Robles: el regreso

Hay atletas de los que uno no se puede desprender. En noviembre de 2013 conversé con Dayron Robles por casi dos horas. Fue la última entrevista que concedió antes de extraviarse en la bruma espesa de los mítines europeos, donde escasea la alharaca publicitaria.

Aquella vez, después de la odisea con que el estalinista movimiento deportivo cubano lo hubo de premiar, Dayron me dijo, con más serenidad que vehemencia, que no estaba muerto, y yo le creí a pie juntillas. Me contuve de expresarlo con entusiasmo, o quizás, ahora que lo pienso, no me contuve nada. En cualquier caso, deseaba con todas mis fuerzas que triunfara, que volviera a ser número uno, y que le propinara un duro rapapolvo a cuanto funcionario soberbio lo hubiera ninguneado, incluido el ya inefable Juantorena.

Dayron había perdido tiempo muy valioso, el de su consagración, pero haber debutado tan joven hace que apenas tenga veintiocho años. Acaba de anunciarse que volverá a entrenar en las pistas del Estadio Panamericano, con intenciones de representar a Cuba en los Olímpicos de Río.

Esto no es noticia. Porque tanto Dayron como decenas de atletas que alguna vez rompieron con la federación nacional quisieron seguir representando al país. La noticia es que los medios oficiales lo hayan dado como noticia, lo que significa que la Comisión de Atletismo, o alguien de más alto nivel, decidió otorgarle al estelar vallista una oportunidad que en verdad no es más que su simple derecho.

Tales triquiñuelas siempre seducen por el morbo. Si llega a concretarse su regreso, ya veremos a la pandilla de apóstatas –comentaristas de radio y televisión, escribidores de periódicos– hacerle la venia al hijo pródigo, como si nunca lo hubieran abandonado desde sus tribunas.

Particularmente, me llama la atención la inusitada calma con la que Dayron, quien a los veintiún años ya contaba con título olímpico y record mundial, asumió el vendaval que luego le sobrevino. Cuando conversamos, lo noté lo suficientemente convencido de quién era y a qué se debía. No parecía deberle nada a nadie, ni a sí mismo.

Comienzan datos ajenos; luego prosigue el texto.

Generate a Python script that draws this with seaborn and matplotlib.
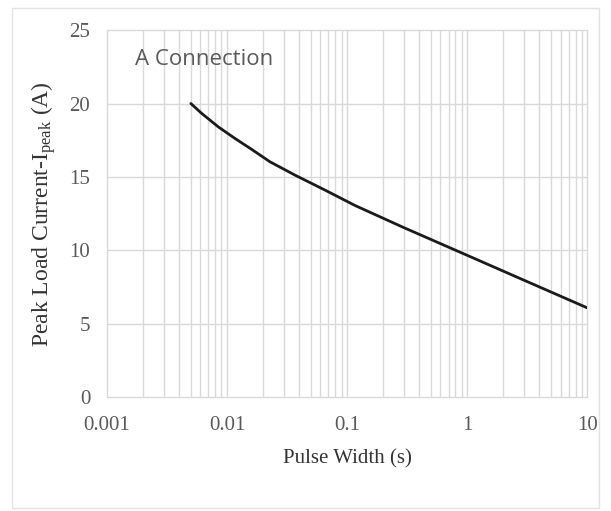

No se lamentaba por lo que no fue. Yo, por ejemplo, sí. Me hubiese gustado que los directivos, que estaban ahí para consentirlo, no le hubieran puesto tan draconianos obstáculos,  que le hubieran pagado el dinero que le debían, y que hubieran sabido, dado el caso, manejar sus eventuales malcriadeces. A fin de cuentas, era un campeón absoluto.

Ahora no sabemos si lo sea. Al día de hoy, los 110 con vallas es un evento sin claros dominadores. Orlando Ortega, el cubano nacionalizado español, posee la mejor marca de la temporada, pero eso no significa mucho. Tal vez, incentivado con el regreso, Dayron nos sorprenda nuevamente. O tal vez la circunstancia ya le haya pasado factura y todo no sea más que mi afán porque se redima.

No obstante, si logra nuevamente vestir la camiseta de Cuba, habrá implantado otro record, lo que lo confirmaría como nuestro deportista más singular en los últimos quince años. Ha sido un guerrero, y ha salido airoso. El mérito es todo suyo.

Los federados cubanos no le están obsequiando nada. Un botón de muestra. Osmany Juantorena, extraclase voleibolista, acaba de clasificar a Italia para la Olimpiada, con veinticinco puntos ante Polonia en el último partido de la Copa del Mundo. Muchas veces, durante varios años, estuvo pidiendo volver a la selección nacional.

Algún día, para justificar el atraco, los voceros entusiastas podrán decir que el deporte cubano arribó desinteresadamente a la fase superior del internacionalismo.